Una vez fuera del tren y de nuevo en tierra firme, me sentí muy aliviado. El aire fresco me llenaba los pulmones como si estuviera respirando por primera vez y me sentí de muy buen humor, además de satisfecho por haber resuelto la situación sin vandalizar ni destruir el vagón para salir. Me sentí orgulloso de no haber caído preso del pánico. Intercambié algunas palabras con el maquinista y éste luego de comprobar que en otros trenes no haya nadie encerrado me explicó como volver de nuevo hacia la zona de andenes ya que estábamos bastante retirado del sector de la estación. Entre los talleres y la estación las vías se abrían paso como un sistema circulatorio, envuelto en una oscuridad brumosa poco amigable. Nos despedimos con un choque de puños y nos fuimos cada uno por su lado, no sin antes agradecerle y pedirle nuevamente disculpas por el problema ocasionado.

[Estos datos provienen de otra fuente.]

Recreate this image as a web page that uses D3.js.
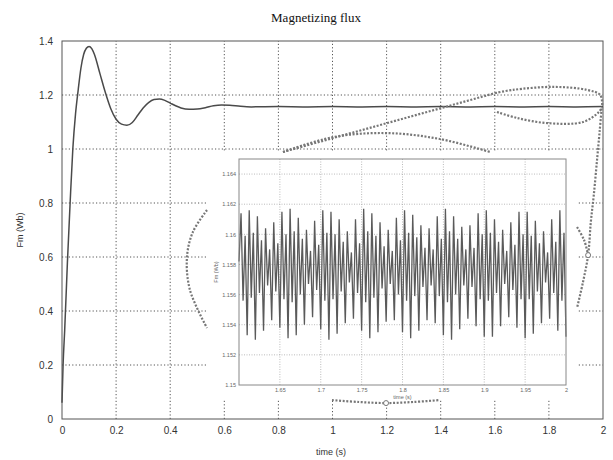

Caminé todo el trayecto desde los talleres y hangares hasta la zona de andenes y la estación. Me deslicé entre los empleados con la seguridad y confianza que uno esperaría de alguien que tiene familiaridad con ese entorno, saludándolos colo si les conociera de toda la vida, para pasar como uno más y no levantar sospechas de que en realidad estaba perdido y que minutos atrás me hallaba encerrado en un tren sin salida como sardinas en una lata.


Mandé mensajes a mi familia para comunicarles lo que había pasado y emprendí el viaje de vuelta a casa en una larga caminata hacia la avenida entre un cóctel de sensaciones y la certeza de que este tipo de situaciones bizarras cada vez me son más frecuentes. Sentí como si hubiera pasado dos horas pero reloj estaba tan solo a segundos de marcar las doce y, por ende, los primeros instantes de un nuevo día.